India may cloak these actions in “humanitarian” rhetoric, claiming warnings were issued despite suspended ties. But this is mere theater for the global stage. True humanitarianism would involve restoring the IWT, resuming PIC meetings, and sharing real-time data to mitigate disasters. Instead, New Delhi’s approach reeks of opportunism, exploiting climate vulnerabilities to score political points amid ongoing Kashmir disputes.
Pakistan, as the lower riparian state, bears the brunt of this upstream aggression. Our agriculture, which relies on Indus basin waters for 90% of irrigation, faces existential threats; power generation falters; and floods now carry the added sting of man-made malice. Legally, we stand on firm ground—the PCA and other arbiters have repeatedly upheld the IWT’s inviolability.
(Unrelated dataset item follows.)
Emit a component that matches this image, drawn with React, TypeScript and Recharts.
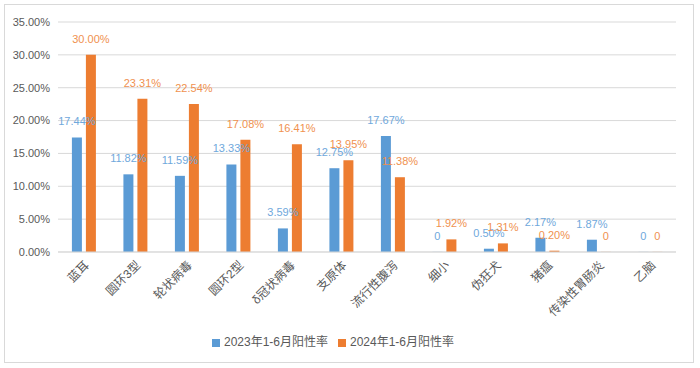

Morally, weaponizing water against a neighbor violates basic principles of international law and humanity.
It is time for Pakistan to intensify diplomatic pressure: bilaterally, through backchannel talks; multilaterally, at forums like the UN and World Bank; and legally, by pursuing arbitration. Domestically, we must bolster flood defenses, improve forecasting with satellite tech, and diversify water resources to reduce dependency. But ultimately, cooperation is the only path forward. India must cease politicizing rivers that sustain millions—before this “water war” drowns us all in shared catastrophe.